**Data section**
******
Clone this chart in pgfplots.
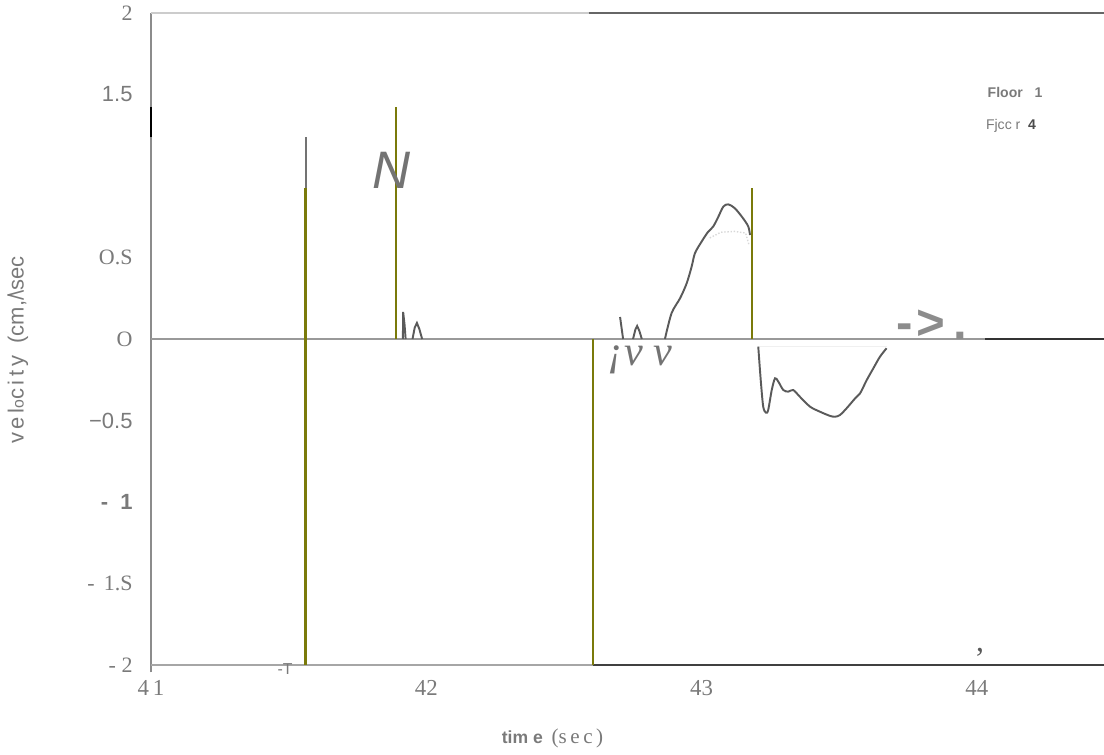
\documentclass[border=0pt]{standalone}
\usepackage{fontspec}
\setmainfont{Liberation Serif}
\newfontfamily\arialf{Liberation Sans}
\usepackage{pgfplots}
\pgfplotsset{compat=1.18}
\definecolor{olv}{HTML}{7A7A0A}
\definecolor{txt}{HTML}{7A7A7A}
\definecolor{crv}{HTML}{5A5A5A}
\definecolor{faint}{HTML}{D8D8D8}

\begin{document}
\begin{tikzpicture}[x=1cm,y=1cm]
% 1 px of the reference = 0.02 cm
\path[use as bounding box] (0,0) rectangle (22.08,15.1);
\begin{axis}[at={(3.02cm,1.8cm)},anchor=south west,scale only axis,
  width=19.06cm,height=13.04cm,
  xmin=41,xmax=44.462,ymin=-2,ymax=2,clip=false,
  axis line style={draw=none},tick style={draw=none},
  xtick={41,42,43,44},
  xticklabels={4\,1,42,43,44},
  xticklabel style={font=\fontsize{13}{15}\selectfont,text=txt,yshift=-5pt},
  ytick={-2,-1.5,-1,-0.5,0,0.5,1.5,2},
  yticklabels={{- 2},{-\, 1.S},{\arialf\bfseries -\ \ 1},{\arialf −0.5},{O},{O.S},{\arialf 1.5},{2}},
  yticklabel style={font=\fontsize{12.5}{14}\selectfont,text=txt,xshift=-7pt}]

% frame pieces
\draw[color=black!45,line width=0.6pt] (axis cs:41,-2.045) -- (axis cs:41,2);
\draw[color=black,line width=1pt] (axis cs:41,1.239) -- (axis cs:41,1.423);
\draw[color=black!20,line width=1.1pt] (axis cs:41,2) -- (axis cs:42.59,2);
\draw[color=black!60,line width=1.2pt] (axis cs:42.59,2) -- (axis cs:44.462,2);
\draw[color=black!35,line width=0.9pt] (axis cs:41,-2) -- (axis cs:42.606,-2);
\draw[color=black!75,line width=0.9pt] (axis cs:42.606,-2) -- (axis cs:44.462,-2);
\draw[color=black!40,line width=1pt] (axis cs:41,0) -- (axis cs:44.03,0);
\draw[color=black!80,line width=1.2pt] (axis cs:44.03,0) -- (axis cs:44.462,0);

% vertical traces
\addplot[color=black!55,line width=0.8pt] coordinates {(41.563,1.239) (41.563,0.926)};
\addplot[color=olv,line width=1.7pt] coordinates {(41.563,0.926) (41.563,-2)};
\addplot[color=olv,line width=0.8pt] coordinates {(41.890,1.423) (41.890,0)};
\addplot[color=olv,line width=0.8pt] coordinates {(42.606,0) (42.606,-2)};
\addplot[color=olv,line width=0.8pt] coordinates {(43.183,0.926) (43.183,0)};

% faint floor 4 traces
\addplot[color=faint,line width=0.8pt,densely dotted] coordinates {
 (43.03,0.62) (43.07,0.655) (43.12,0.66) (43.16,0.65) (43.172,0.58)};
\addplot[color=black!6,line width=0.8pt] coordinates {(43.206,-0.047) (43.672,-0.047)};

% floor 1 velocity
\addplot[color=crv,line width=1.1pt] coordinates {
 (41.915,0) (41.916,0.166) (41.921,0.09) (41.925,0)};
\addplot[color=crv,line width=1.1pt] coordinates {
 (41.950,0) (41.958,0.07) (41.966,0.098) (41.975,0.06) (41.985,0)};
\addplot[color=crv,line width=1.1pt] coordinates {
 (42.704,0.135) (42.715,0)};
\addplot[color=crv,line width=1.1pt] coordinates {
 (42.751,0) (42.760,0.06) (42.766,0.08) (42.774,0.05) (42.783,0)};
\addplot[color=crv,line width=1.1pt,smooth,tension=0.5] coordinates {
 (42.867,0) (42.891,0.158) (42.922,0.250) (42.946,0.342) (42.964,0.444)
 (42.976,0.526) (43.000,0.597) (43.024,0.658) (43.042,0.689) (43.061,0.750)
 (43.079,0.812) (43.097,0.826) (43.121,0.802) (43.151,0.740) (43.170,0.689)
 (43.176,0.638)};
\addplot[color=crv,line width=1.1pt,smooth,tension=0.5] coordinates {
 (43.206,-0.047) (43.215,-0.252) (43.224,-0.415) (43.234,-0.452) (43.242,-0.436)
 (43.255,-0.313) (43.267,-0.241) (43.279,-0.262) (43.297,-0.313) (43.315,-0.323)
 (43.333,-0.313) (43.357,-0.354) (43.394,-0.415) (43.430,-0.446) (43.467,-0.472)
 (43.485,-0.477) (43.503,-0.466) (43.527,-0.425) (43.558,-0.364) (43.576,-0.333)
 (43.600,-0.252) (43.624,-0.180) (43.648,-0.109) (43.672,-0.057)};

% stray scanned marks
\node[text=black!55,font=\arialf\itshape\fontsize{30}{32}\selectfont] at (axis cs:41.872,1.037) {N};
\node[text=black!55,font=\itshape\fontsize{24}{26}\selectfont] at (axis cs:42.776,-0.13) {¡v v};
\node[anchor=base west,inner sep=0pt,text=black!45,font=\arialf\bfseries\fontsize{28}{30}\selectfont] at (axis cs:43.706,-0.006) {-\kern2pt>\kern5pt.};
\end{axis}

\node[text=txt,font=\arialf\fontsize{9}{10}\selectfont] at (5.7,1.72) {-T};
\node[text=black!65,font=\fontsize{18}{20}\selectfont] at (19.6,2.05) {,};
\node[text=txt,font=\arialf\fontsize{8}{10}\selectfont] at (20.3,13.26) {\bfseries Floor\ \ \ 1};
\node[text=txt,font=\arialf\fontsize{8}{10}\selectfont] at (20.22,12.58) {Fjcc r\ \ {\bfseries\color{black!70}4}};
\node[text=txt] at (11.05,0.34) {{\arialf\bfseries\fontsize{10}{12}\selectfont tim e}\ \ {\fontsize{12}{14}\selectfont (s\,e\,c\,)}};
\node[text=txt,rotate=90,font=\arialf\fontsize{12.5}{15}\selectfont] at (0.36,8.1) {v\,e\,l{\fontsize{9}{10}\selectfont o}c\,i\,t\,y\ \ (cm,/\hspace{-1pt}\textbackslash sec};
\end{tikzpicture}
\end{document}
******
Reproduce every line of the material precisely, omitting its pictures.

Clone this chart in pgfplots.
\documentclass[border=0pt]{standalone}
\usepackage{fontspec}
\setmainfont{Liberation Serif}
\newfontfamily\arialf{Liberation Sans}
\usepackage{pgfplots}
\pgfplotsset{compat=1.18}
\definecolor{olv}{HTML}{7A7A0A}
\definecolor{txt}{HTML}{7A7A7A}
\definecolor{crv}{HTML}{5A5A5A}
\definecolor{faint}{HTML}{D8D8D8}

\begin{document}
\begin{tikzpicture}[x=1cm,y=1cm]
% 1 px of the reference = 0.02 cm
\path[use as bounding box] (0,0) rectangle (22.08,15.1);
\begin{axis}[at={(3.02cm,1.8cm)},anchor=south west,scale only axis,
  width=19.06cm,height=13.04cm,
  xmin=41,xmax=44.462,ymin=-2,ymax=2,clip=false,
  axis line style={draw=none},tick style={draw=none},
  xtick={41,42,43,44},
  xticklabels={4\,1,42,43,44},
  xticklabel style={font=\fontsize{13}{15}\selectfont,text=txt,yshift=-5pt},
  ytick={-2,-1.5,-1,-0.5,0,0.5,1.5,2},
  yticklabels={{- 2},{-\, 1.S},{\arialf\bfseries -\ \ 1},{\arialf −0.5},{O},{O.S},{\arialf 1.5},{2}},
  yticklabel style={font=\fontsize{12.5}{14}\selectfont,text=txt,xshift=-7pt}]

% frame pieces
\draw[color=black!45,line width=0.6pt] (axis cs:41,-2.045) -- (axis cs:41,2);
\draw[color=black,line width=1pt] (axis cs:41,1.239) -- (axis cs:41,1.423);
\draw[color=black!20,line width=1.1pt] (axis cs:41,2) -- (axis cs:42.59,2);
\draw[color=black!60,line width=1.2pt] (axis cs:42.59,2) -- (axis cs:44.462,2);
\draw[color=black!35,line width=0.9pt] (axis cs:41,-2) -- (axis cs:42.606,-2);
\draw[color=black!75,line width=0.9pt] (axis cs:42.606,-2) -- (axis cs:44.462,-2);
\draw[color=black!40,line width=1pt] (axis cs:41,0) -- (axis cs:44.03,0);
\draw[color=black!80,line width=1.2pt] (axis cs:44.03,0) -- (axis cs:44.462,0);

% vertical traces
\addplot[color=black!55,line width=0.8pt] coordinates {(41.563,1.239) (41.563,0.926)};
\addplot[color=olv,line width=1.7pt] coordinates {(41.563,0.926) (41.563,-2)};
\addplot[color=olv,line width=0.8pt] coordinates {(41.890,1.423) (41.890,0)};
\addplot[color=olv,line width=0.8pt] coordinates {(42.606,0) (42.606,-2)};
\addplot[color=olv,line width=0.8pt] coordinates {(43.183,0.926) (43.183,0)};

% faint floor 4 traces
\addplot[color=faint,line width=0.8pt,densely dotted] coordinates {
 (43.03,0.62) (43.07,0.655) (43.12,0.66) (43.16,0.65) (43.172,0.58)};
\addplot[color=black!6,line width=0.8pt] coordinates {(43.206,-0.047) (43.672,-0.047)};

% floor 1 velocity
\addplot[color=crv,line width=1.1pt] coordinates {
 (41.915,0) (41.916,0.166) (41.921,0.09) (41.925,0)};
\addplot[color=crv,line width=1.1pt] coordinates {
 (41.950,0) (41.958,0.07) (41.966,0.098) (41.975,0.06) (41.985,0)};
\addplot[color=crv,line width=1.1pt] coordinates {
 (42.704,0.135) (42.715,0)};
\addplot[color=crv,line width=1.1pt] coordinates {
 (42.751,0) (42.760,0.06) (42.766,0.08) (42.774,0.05) (42.783,0)};
\addplot[color=crv,line width=1.1pt,smooth,tension=0.5] coordinates {
 (42.867,0) (42.891,0.158) (42.922,0.250) (42.946,0.342) (42.964,0.444)
 (42.976,0.526) (43.000,0.597) (43.024,0.658) (43.042,0.689) (43.061,0.750)
 (43.079,0.812) (43.097,0.826) (43.121,0.802) (43.151,0.740) (43.170,0.689)
 (43.176,0.638)};
\addplot[color=crv,line width=1.1pt,smooth,tension=0.5] coordinates {
 (43.206,-0.047) (43.215,-0.252) (43.224,-0.415) (43.234,-0.452) (43.242,-0.436)
 (43.255,-0.313) (43.267,-0.241) (43.279,-0.262) (43.297,-0.313) (43.315,-0.323)
 (43.333,-0.313) (43.357,-0.354) (43.394,-0.415) (43.430,-0.446) (43.467,-0.472)
 (43.485,-0.477) (43.503,-0.466) (43.527,-0.425) (43.558,-0.364) (43.576,-0.333)
 (43.600,-0.252) (43.624,-0.180) (43.648,-0.109) (43.672,-0.057)};

% stray scanned marks
\node[text=black!55,font=\arialf\itshape\fontsize{30}{32}\selectfont] at (axis cs:41.872,1.037) {N};
\node[text=black!55,font=\itshape\fontsize{24}{26}\selectfont] at (axis cs:42.776,-0.13) {¡v v};
\node[anchor=base west,inner sep=0pt,text=black!45,font=\arialf\bfseries\fontsize{28}{30}\selectfont] at (axis cs:43.706,-0.006) {-\kern2pt>\kern5pt.};
\end{axis}

\node[text=txt,font=\arialf\fontsize{9}{10}\selectfont] at (5.7,1.72) {-T};
\node[text=black!65,font=\fontsize{18}{20}\selectfont] at (19.6,2.05) {,};
\node[text=txt,font=\arialf\fontsize{8}{10}\selectfont] at (20.3,13.26) {\bfseries Floor\ \ \ 1};
\node[text=txt,font=\arialf\fontsize{8}{10}\selectfont] at (20.22,12.58) {Fjcc r\ \ {\bfseries\color{black!70}4}};
\node[text=txt] at (11.05,0.34) {{\arialf\bfseries\fontsize{10}{12}\selectfont tim e}\ \ {\fontsize{12}{14}\selectfont (s\,e\,c\,)}};
\node[text=txt,rotate=90,font=\arialf\fontsize{12.5}{15}\selectfont] at (0.36,8.1) {v\,e\,l{\fontsize{9}{10}\selectfont o}c\,i\,t\,y\ \ (cm,/\hspace{-1pt}\textbackslash sec};
\end{tikzpicture}
\end{document}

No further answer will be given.